Catalan President Carles Puigdemont decided Tuesday, Oct. 10, like Iraq’s Kurdistan leader Masoud Barzani before him, to put his people’s independence vote on hold for negotiations.
In a tensely awaited speech, the Catalan president refrained from proclaiming the autonomous province’s independence forthwith. Instead, he said that, while he has a mandate for independence, he proposes a few weeks delay to facilitate dialogue with Spain, although the Spanish government has shown a “radical refusal to negotiate.”
This shifted the weight of international pressure from the Catalan separatists to the Spanish government to accept reasonable terms.
Masoud Barzani, president of the semiautonomous KRG, said likewise that after his people voted for independence, he would hold talks with the Baghdad government to “ensure the rights of the Kurdish region,” before announcing Kurdistan’s secession from Iraq,
The European Union and its members leaned hard on Puigdemont to hold back from separation, warning that Catalonia would be expelled from the bloc and its shared currency, the euro, if it declared independence. To get back in, it would have to re-apply — a lengthy and uncertain process.
Moreover, he could not ignore the hundreds of thousands of people who demonstrated in Barcelona over the weekend against independence, waving red-yellow Spanish flags through the city center.
Spanish Prime Minister Mariano Rajoy had vowed that Spain will not be divided and promised to use any lawful measure to stop Catalonia’s secession. Losing Catalonia, which has its own language and culture, would deprive Spain of a fifth of its economic output and more than a quarter of exports.

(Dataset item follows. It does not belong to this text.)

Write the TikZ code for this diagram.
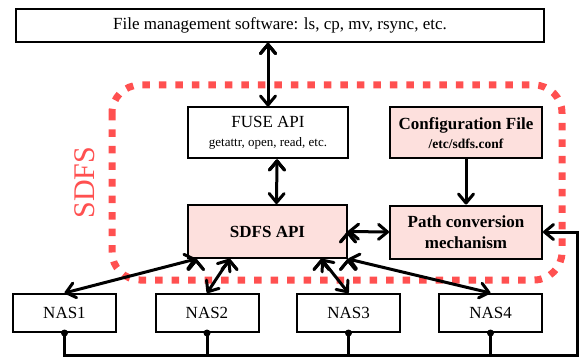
\documentclass[tikz,border=0pt]{standalone}
\usepackage{fontspec}
\setmainfont{Liberation Serif}
\usetikzlibrary{arrows.meta}
\definecolor{sdfsred}{RGB}{255,80,80}
\definecolor{sdfspink}{RGB}{253,224,221}
\begin{document}
\begin{tikzpicture}[x=1pt, y=-1pt,
  box/.style={shape=rectangle, draw=black, line width=2pt, inner sep=0pt, align=center, font=\fontsize{17}{20.5}\selectfont},
  apibox/.style={box, fill=sdfspink, font=\fontsize{17}{20.5}\selectfont\bfseries},
  nasbox/.style={box, minimum width=103pt, minimum height=38pt},
  twoway/.style={{Straight Barb[length=9pt,width=15pt,round]}-{Straight Barb[length=9pt,width=15pt,round]}, line width=3pt},
  oneway/.style={-{Straight Barb[length=9pt,width=15pt,round]}, line width=3pt},
  link/.style={-, line width=3pt}]
\useasboundingbox (0,0) rectangle (583,358);
\draw[sdfsred, line width=7pt, dash pattern=on 7.5pt off 9pt, rounded corners=28pt] (112,85) rectangle (562,280);
\node[rotate=90, text=sdfsred, font=\fontsize{30}{30}\selectfont] (sdfs) at (85,182.5) {SDFS};
\node[box, minimum width=528pt, minimum height=33pt] (top) at (280,25.5) {File management software: ls, cp, mv, rsync, etc.};
\node[box, minimum width=160pt, minimum height=51pt] (fuse) at (268,133) {FUSE API\\[-2pt]{\fontsize{13}{15}\selectfont getattr, open, read, etc.}};
\node[apibox, minimum width=152pt, minimum height=51pt] (conf) at (466,133) {Configuration File\\[-2pt]{\fontsize{13.5}{15}\selectfont /etc/sdfs.conf}};
\node[apibox, minimum width=159pt, minimum height=53pt] (api) at (267.5,231.5) {SDFS API};
\node[apibox, minimum width=152pt, minimum height=53pt] (path) at (466,232) {Path conversion\\mechanism};
\node[nasbox] (nas1) at (64.5,313) {NAS1};
\node[nasbox] (nas2) at (207,313) {NAS2};
\node[nasbox] (nas3) at (348.5,313) {NAS3};
\node[nasbox] (nas4) at (490.5,313) {NAS4};
\coordinate (busend) at (577,355);
\path [twoway, draw=black] (top.south -| fuse.north) edge (fuse.north);
\path [twoway, draw=black] ([xshift=9pt]fuse.south) edge ([xshift=9pt]api.north);
\draw [oneway] (conf.south) -- (path.north);
\path [twoway, draw=black] (api.east) edge (path.west);
\path [twoway, draw=black] ([xshift=9pt]api.south west) edge (nas1.north);
\path [twoway, draw=black] ([xshift=-38pt]api.south) edge (nas2.north);
\path [twoway, draw=black] ([xshift=54pt]api.south) edge (nas3.north);
\path [twoway, draw=black] (api.south east) edge (nas4.north);
\draw [oneway] (nas1.south) |- (busend) |- (path.east);
\path [link, draw=black] (nas2.south) edge (nas2.south |- busend);
\path [link, draw=black] (nas3.south) edge (nas3.south |- busend);
\path [link, draw=black] (nas4.south) edge (nas4.south |- busend);
\foreach \n in {nas1,nas2,nas3,nas4} \fill (\n.south) circle (3.5pt);
\end{tikzpicture}
\end{document}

Catalonia’s situation is analogous to the Kurds in the sense that both hold economic clout. Losing Catalonia would deprive Spain of a fifth of its economic output and more than a quarter of exports.
The KRG already controls the oil fields of northern Iraq, and Kirkuk their center, joined the Kurdish independence referendum.
However, their relative situations were otherwise quite different, in that the Iraqi prime minister, rather than the Kurds, faced heavy pressure from Iran to prevent the Kurdish vote. At one point, Tehran threatened military action against the Kurds, if their referendum went forward, while on the quiet working for calm and dialogue
The Kurdish dialogue with the Iraqi federal government is due to begin in Baghdad within a few days.
The two separatist leaders in Barcelona and Irbil reached the same conclusion: Whatever the justice of their case, it is almost impossible in the year 2017 to achieve independence and change national borders without the backing of a broad international consensus.